Yesterday was not for writing. Some days are just like that. I'm the same way when it comes to creating new designs for the shop; sometimes I can spend an entire day trying to put something on the page, and sometimes the ideas bubble over more quickly than I can stop them.
Yesterday was not for writing. The harder I tried, the less progress I made. I finally gave up around 9, and sent myself to bed early, hoping to combat the scratch in my throat that I'm desperate to avoid becoming a full fledged cold. Three hours later, when the smartest came to bed, I was still awake, agitated with myself for not being able to use the time in my evening more successfully.
I had stress dreams all night. Usually I have pretty specific stress dreams, but last night it varied from cooking a chicken dish and trying to determine if it was done, crunching numbers on a spreadsheet that I didn't understand (ahem- also known as any spreadsheet, ever) and various Viking death practices.
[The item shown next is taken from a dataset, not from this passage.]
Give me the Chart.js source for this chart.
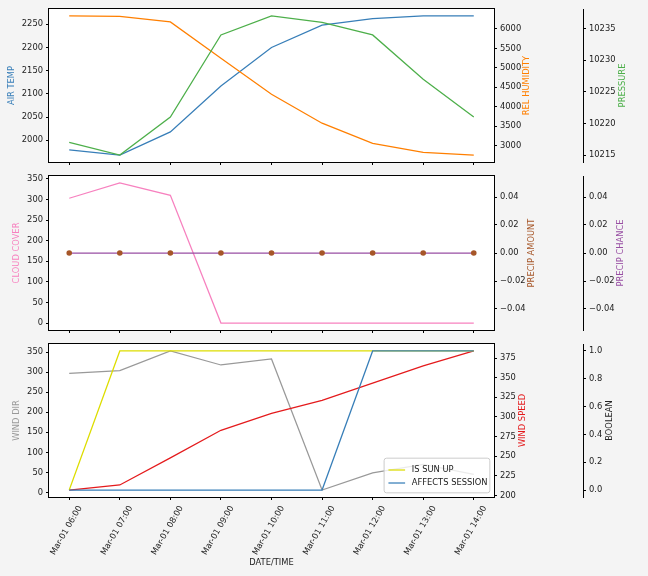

That I'm pretty sure my brain made up in response to a Hulu ad. Usually I dream about missing tests and being attacked by bears, but I was left with the same annoying tightness in my chest. I eventually woke myself up, and decided that this was just ridiculous. Math? I'm having nightmares about math?
I rolled out of bed and stumbled across the room to relieve myself. I flicked the smaller shower light on, because once the smartest and I encountered each other in the dark, each thinking that the other was in bed, and that was a petrifying experience I'd rather not repeat.
And there, in the shower, a little brown mouse darts out. He stares at me, with an expression that I like to think of as "Busted!" He darts back to the corner of the shower where I can't see him. I calmly close the door, and then shove a bathmat along the bottom crack, to make sure he doesn't get any bright ideas about visiting the bedroom.
I woke the smartest up, startling him half to death in the process, and informed him that there was a mouse in our bathroom. He agreed to buy a mousetrap today. We both stayed awake for entirely too long after that, me listening for the telltale scratch of the mouse picking his way out of the bathroom, the smartest probably wondering why I would wake him up in the middle of the night to inform him of a problem we couldn't presently fix.
I eventually did fall asleep. And dreamt that there was a class that I had forgotten to take. Ah yes, the return of the normal stress dreams. No bears, though.
Yesterday was not for writing. It was for close encounters of the mouse kind.